__Stated exercise__: Reproduce every entry below precisely; do not include the pictures.

__Material provided__:
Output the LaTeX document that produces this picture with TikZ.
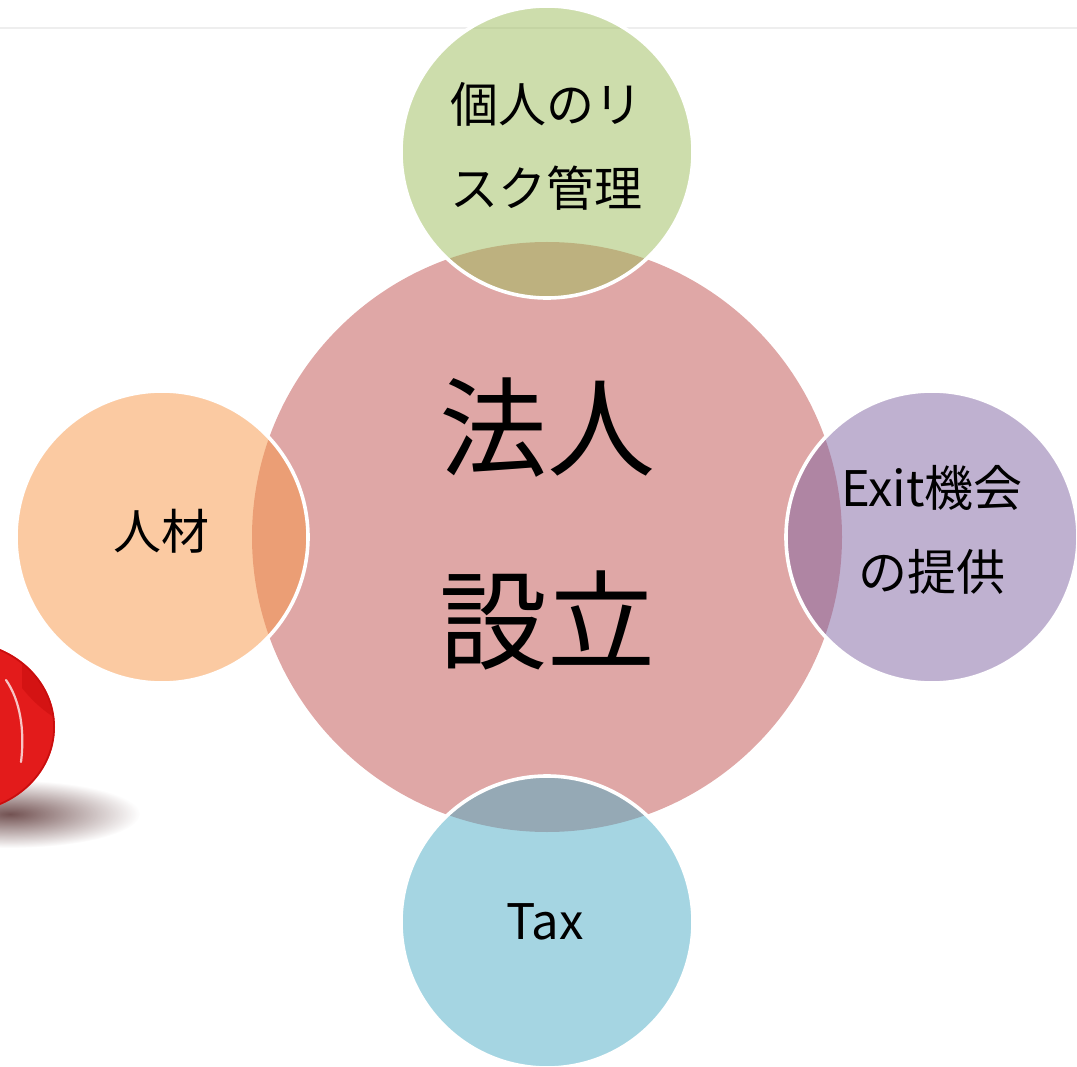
\documentclass[tikz,border=0pt]{standalone}
\usepackage{fontspec}
\setmainfont{Noto Sans CJK JP}
\definecolor{hubred}{HTML}{C0504D}
\definecolor{satgreen}{HTML}{9BBB59}
\definecolor{satorange}{HTML}{F79646}
\definecolor{satpurple}{HTML}{8064A2}
\definecolor{satblue}{HTML}{4BACC6}
\definecolor{rulegray}{HTML}{EEEEEE}
\definecolor{gemred}{HTML}{E31B1B}
\definecolor{gemdark}{HTML}{C80E0E}
\definecolor{shadowbrown}{HTML}{5A3434}
\tikzset{
  hub/.style={circle, minimum size=590pt, inner sep=0pt, fill=hubred, fill opacity=0.5},
  sat/.style={circle, minimum size=292pt, inner sep=0pt, fill opacity=0.5,
              draw=white, draw opacity=1, line width=3.6pt},
  bigtxt/.style={align=center, inner sep=0pt, font=\fontsize{108pt}{193pt}\selectfont},
  smalltxt/.style={align=center, inner sep=0pt, font=\fontsize{48pt}{84pt}\selectfont},
  latintxt/.style={smalltxt, font=\fontsize{49pt}{84pt}\selectfont},
}
\begin{document}
\begin{tikzpicture}[x=1pt,y=-1pt]
\useasboundingbox (0,0) rectangle (1077,1067);
\clip (0,0) rectangle (1077,1067);

% thin rule across the top
\draw[rulegray, line width=2pt] (0,28) -- (1077,28);

% red glossy object at the lower left, with its soft shadow
\shade[inner color=shadowbrown, outer color=white, opacity=0.85]
  (10,814) ellipse [x radius=130pt, y radius=34pt];
\fill[gemred] (-40,727) ellipse [x radius=95pt, y radius=86pt];
\draw[gemdark, line width=1.5pt] (-40,727) ellipse [x radius=94pt, y radius=85pt];
\fill[gemdark, opacity=0.55] (22,664) .. controls (40,676) and (50,696) .. (52,716)
  .. controls (40,708) and (30,698) .. (22,688) -- cycle;
\draw[white, opacity=0.75, line width=2.2pt, line cap=round]
  (6,680) .. controls (20,700) and (25,730) .. (21,762);

% circles
\node[hub] (hub) at (547,537) {};
\node[sat, fill=satgreen]  (top)    at (547,152) {};
\node[sat, fill=satorange] (left)   at (162,537) {};
\node[sat, fill=satpurple] (right)  at (932,537) {};
\node[sat, fill=satblue]   (bottom) at (547,922) {};

% labels
\node[bigtxt]   (hubtext)    at (547,524) {法人\\設立};
\node[smalltxt] (toptext)    at (546,146) {個人のリ\\スク管理};
\node[smalltxt] (lefttext)   at (161,531) {人材};
\node[latintxt] (righttext)  at (932,530) {Exit機会\\の提供};
\node[latintxt] (bottomtext) at (545,922) {Tax};
\end{tikzpicture}
\end{document}
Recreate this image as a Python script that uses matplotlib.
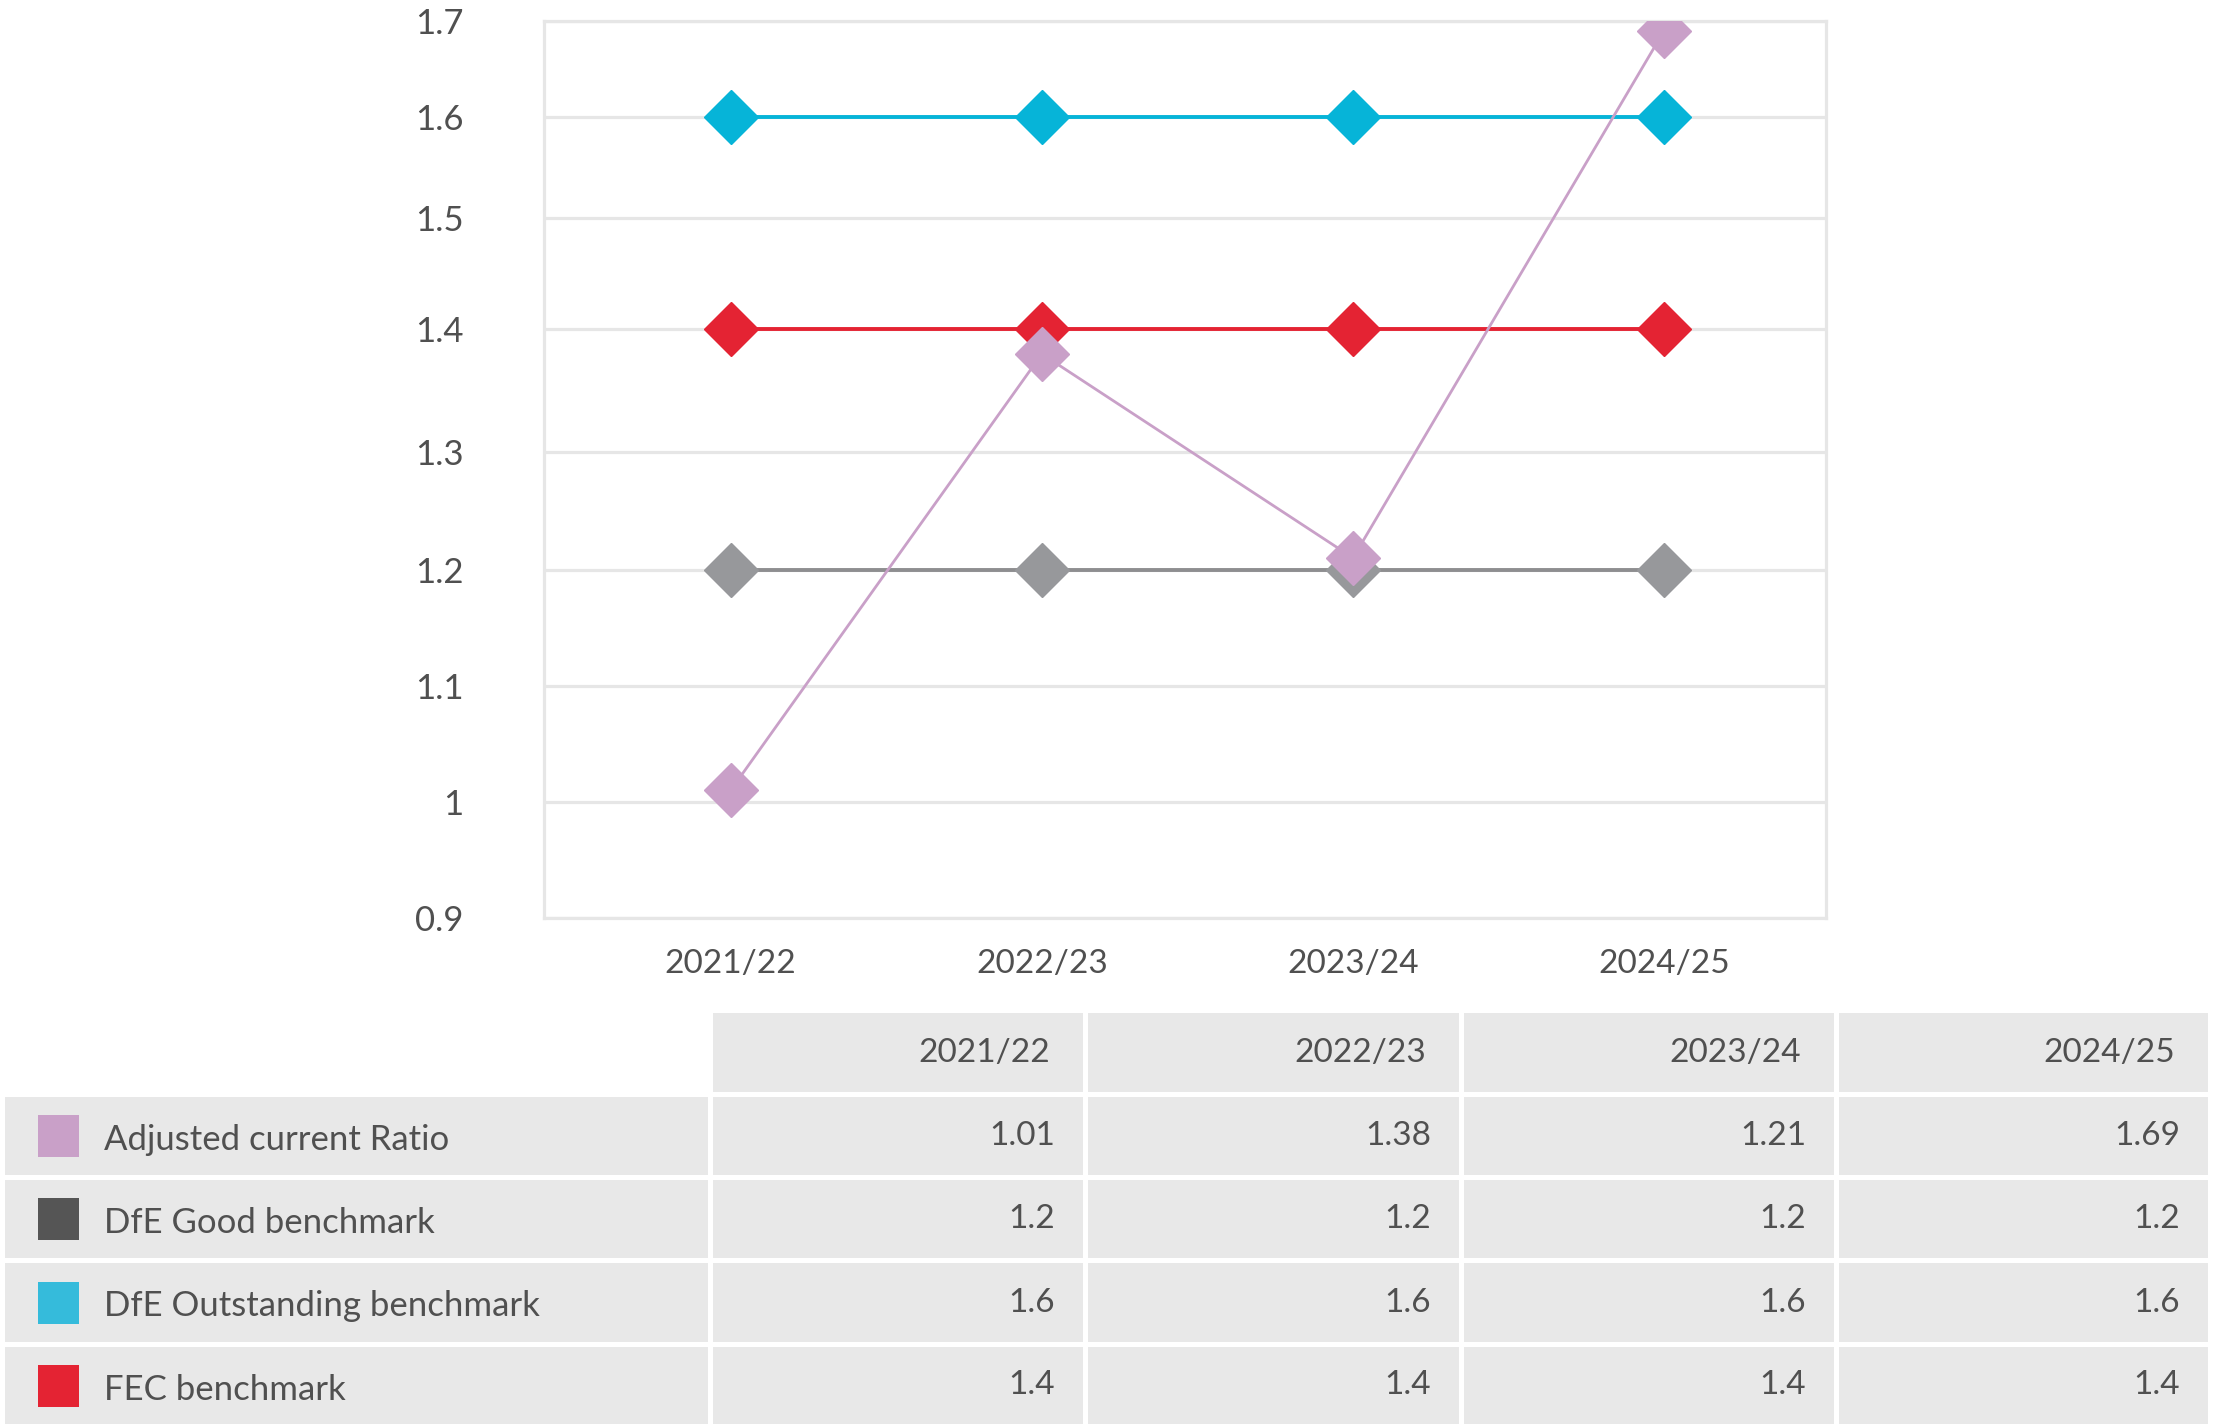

__Expected output__:
Output the LaTeX document that produces this picture with TikZ.
\documentclass[tikz,border=0pt]{standalone}
\usepackage{fontspec}
\setmainfont{Noto Sans CJK JP}
\definecolor{hubred}{HTML}{C0504D}
\definecolor{satgreen}{HTML}{9BBB59}
\definecolor{satorange}{HTML}{F79646}
\definecolor{satpurple}{HTML}{8064A2}
\definecolor{satblue}{HTML}{4BACC6}
\definecolor{rulegray}{HTML}{EEEEEE}
\definecolor{gemred}{HTML}{E31B1B}
\definecolor{gemdark}{HTML}{C80E0E}
\definecolor{shadowbrown}{HTML}{5A3434}
\tikzset{
  hub/.style={circle, minimum size=590pt, inner sep=0pt, fill=hubred, fill opacity=0.5},
  sat/.style={circle, minimum size=292pt, inner sep=0pt, fill opacity=0.5,
              draw=white, draw opacity=1, line width=3.6pt},
  bigtxt/.style={align=center, inner sep=0pt, font=\fontsize{108pt}{193pt}\selectfont},
  smalltxt/.style={align=center, inner sep=0pt, font=\fontsize{48pt}{84pt}\selectfont},
  latintxt/.style={smalltxt, font=\fontsize{49pt}{84pt}\selectfont},
}
\begin{document}
\begin{tikzpicture}[x=1pt,y=-1pt]
\useasboundingbox (0,0) rectangle (1077,1067);
\clip (0,0) rectangle (1077,1067);

% thin rule across the top
\draw[rulegray, line width=2pt] (0,28) -- (1077,28);

% red glossy object at the lower left, with its soft shadow
\shade[inner color=shadowbrown, outer color=white, opacity=0.85]
  (10,814) ellipse [x radius=130pt, y radius=34pt];
\fill[gemred] (-40,727) ellipse [x radius=95pt, y radius=86pt];
\draw[gemdark, line width=1.5pt] (-40,727) ellipse [x radius=94pt, y radius=85pt];
\fill[gemdark, opacity=0.55] (22,664) .. controls (40,676) and (50,696) .. (52,716)
  .. controls (40,708) and (30,698) .. (22,688) -- cycle;
\draw[white, opacity=0.75, line width=2.2pt, line cap=round]
  (6,680) .. controls (20,700) and (25,730) .. (21,762);

% circles
\node[hub] (hub) at (547,537) {};
\node[sat, fill=satgreen]  (top)    at (547,152) {};
\node[sat, fill=satorange] (left)   at (162,537) {};
\node[sat, fill=satpurple] (right)  at (932,537) {};
\node[sat, fill=satblue]   (bottom) at (547,922) {};

% labels
\node[bigtxt]   (hubtext)    at (547,524) {法人\\設立};
\node[smalltxt] (toptext)    at (546,146) {個人のリ\\スク管理};
\node[smalltxt] (lefttext)   at (161,531) {人材};
\node[latintxt] (righttext)  at (932,530) {Exit機会\\の提供};
\node[latintxt] (bottomtext) at (545,922) {Tax};
\end{tikzpicture}
\end{document}
Recreate this image as a Python script that uses matplotlib.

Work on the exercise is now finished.